Despite my feeling secure in scheduling, I have felt overwhelmed by looking at the schedule and booklist. I’ve also made plenty of mistakes when it comes to Ambleside. This has helped me formulate a method that helps me plan out our year with a little more ease.

Ambleside Online is broken into three areas: Weekly readings, daily work, and weekly work.

-Break everything into groups: Looking at the weekly Ambleside schedule can feel daunting. There are a lot of books to work through and when you apply short lessons, you can find yourself feeling pressed for time. I break our readings into groups by color. All of our history readings are grouped together; science, loop, morning time, and Ambleside readings. This helps me schedule things out for the week.

-Plan your readings for your specific blocks: Once I’ve grouped our readings, I fit them into the schedule based on the blocks of time that we have during the day. Science readings are planned during science time, history readings during the history block, and Ambleside readings are scheduled during our Ambleside block. Some books we use audio books and I assign my daughter independent readings. It helps me to plan the same readings for the same day. We always read The Storybook of Science on Monday and Wednesday during Science. Abigail Adams Biography is read on Wednesday and we end our history week with This Country of Ours. Having the structure of the week helps me know that we will get to all our readings during the week without bogging things down too much.

-Group your weekly activities that coordinate well together: For the sake of planning, I group artist study, composer study, and architecture study together on Thursday afternoon during our afternoon tea. This helps me check off items on our list without fitting them into the school day. I found last year, when we were pressed for time, I would cut our beauty subjects out of the day.

-Utilize Morning Time: While hymns and folksongs are weekly work in Ambleside, we do them daily during morning time with our assigned poet, a devotional, recitation, devotional, and foreign language recitations. This helps me meet our exam requirements during the term and check off a couple of readings for the day.

-Have a loop schedule: One block of time during our day is devoted to a loop schedule. I have 4 assignments that fit into this block of time, Geography, map drills, Plutarch, and Shakespeare. Ideally, we would accomplish every single subject every single week, but it doesn’t often work that way.

1: Geography
2: Plutarch
3: Map Drills
4: Shakespeare


Instead of scheduling things on a particular day I loop through our subjects, picking up where we left off. If we miss a Shakespeare lesson one day, we just pick it up the next and continue through our loop. This type of routine required me to take the pressure off myself to keep to a particular schedule. In time I’ve learned that everything gets done each term.

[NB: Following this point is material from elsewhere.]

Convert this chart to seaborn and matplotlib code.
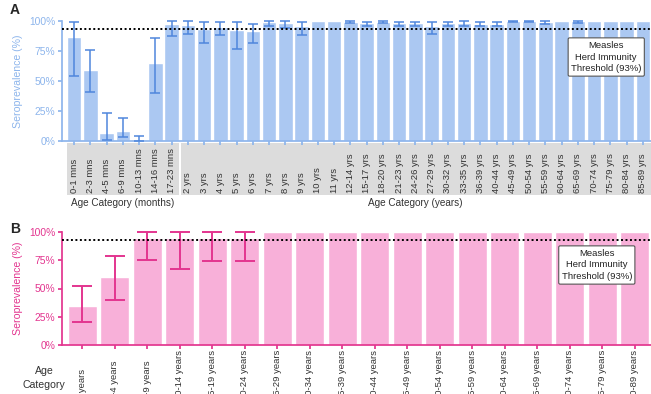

-All other weekly work is paired with a particular reading: This year, N is doing one weekly written narration based on a book she chooses. She does oral narrations for every reading. Our history timeline is paired with one of our history readings, and we pair science note-booking with a science activity during the week. We complete things like copy work, dictation, and grammar during our Language Arts block.

-Use Rest Time: My son takes a rest time every day. During this time of day my daughter works on her handicraft (if she’s proficient at it), does 20 minutes of reading from her free reading list, practices piano, listens to a Spanish podcast (usually while doing handicraft), and has a drawing lesson. She then has time in the day to do with as she wishes. Usually she plays outside, does something creative, or works on a science experiment.

During our first year of Ambleside online, I tried to plan a little bit of reading from every book, every day. After a term of trying to maintain this schedule, I felt exhausted and couldn’t understand how everyone managed such a rigorous schedule. It turns out, I was making things incredibly difficult for myself. Since adapting and adjusting the way I schedule our days, Ambleside has become much more manageable and enjoyable for us.